-- Start --

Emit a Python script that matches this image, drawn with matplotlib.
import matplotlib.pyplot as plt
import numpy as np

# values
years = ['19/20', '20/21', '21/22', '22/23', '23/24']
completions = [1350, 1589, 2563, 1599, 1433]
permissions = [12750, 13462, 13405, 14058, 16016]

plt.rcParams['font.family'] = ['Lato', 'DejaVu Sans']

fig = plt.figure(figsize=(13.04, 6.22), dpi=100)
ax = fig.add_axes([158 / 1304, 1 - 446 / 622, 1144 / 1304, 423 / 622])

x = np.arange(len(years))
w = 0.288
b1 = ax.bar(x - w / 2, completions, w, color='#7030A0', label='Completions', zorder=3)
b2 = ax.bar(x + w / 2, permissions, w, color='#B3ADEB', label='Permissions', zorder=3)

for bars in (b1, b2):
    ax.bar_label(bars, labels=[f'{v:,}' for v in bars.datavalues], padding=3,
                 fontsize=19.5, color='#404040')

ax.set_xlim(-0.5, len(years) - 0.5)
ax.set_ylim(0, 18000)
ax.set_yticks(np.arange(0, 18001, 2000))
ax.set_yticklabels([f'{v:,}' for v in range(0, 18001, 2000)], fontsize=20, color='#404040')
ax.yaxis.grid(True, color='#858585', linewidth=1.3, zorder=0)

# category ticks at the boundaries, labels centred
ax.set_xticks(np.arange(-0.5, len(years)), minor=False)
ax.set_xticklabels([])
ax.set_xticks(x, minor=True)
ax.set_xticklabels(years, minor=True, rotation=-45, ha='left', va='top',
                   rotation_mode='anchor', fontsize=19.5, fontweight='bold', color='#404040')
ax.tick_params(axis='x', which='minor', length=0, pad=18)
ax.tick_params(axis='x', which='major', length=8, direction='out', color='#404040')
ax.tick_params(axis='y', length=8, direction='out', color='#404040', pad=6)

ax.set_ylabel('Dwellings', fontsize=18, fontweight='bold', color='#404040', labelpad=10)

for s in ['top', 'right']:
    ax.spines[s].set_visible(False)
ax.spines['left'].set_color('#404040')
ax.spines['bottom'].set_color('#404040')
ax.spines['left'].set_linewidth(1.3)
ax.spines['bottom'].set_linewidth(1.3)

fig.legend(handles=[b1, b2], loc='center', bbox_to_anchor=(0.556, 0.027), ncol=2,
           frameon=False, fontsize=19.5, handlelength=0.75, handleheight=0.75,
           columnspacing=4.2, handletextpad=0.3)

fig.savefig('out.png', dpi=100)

-- End --

* **DIRECTION**
Beginning at the first line above, repeat exactly until the line containing "ax.yaxis.grid(True, color='#858585', linewidth=1.3, zorder=0)", which is included.

* **FINISHED TASK**
Emit a Python script that matches this image, drawn with matplotlib.
import matplotlib.pyplot as plt
import numpy as np

# values
years = ['19/20', '20/21', '21/22', '22/23', '23/24']
completions = [1350, 1589, 2563, 1599, 1433]
permissions = [12750, 13462, 13405, 14058, 16016]

plt.rcParams['font.family'] = ['Lato', 'DejaVu Sans']

fig = plt.figure(figsize=(13.04, 6.22), dpi=100)
ax = fig.add_axes([158 / 1304, 1 - 446 / 622, 1144 / 1304, 423 / 622])

x = np.arange(len(years))
w = 0.288
b1 = ax.bar(x - w / 2, completions, w, color='#7030A0', label='Completions', zorder=3)
b2 = ax.bar(x + w / 2, permissions, w, color='#B3ADEB', label='Permissions', zorder=3)

for bars in (b1, b2):
    ax.bar_label(bars, labels=[f'{v:,}' for v in bars.datavalues], padding=3,
                 fontsize=19.5, color='#404040')

ax.set_xlim(-0.5, len(years) - 0.5)
ax.set_ylim(0, 18000)
ax.set_yticks(np.arange(0, 18001, 2000))
ax.set_yticklabels([f'{v:,}' for v in range(0, 18001, 2000)], fontsize=20, color='#404040')
ax.yaxis.grid(True, color='#858585', linewidth=1.3, zorder=0)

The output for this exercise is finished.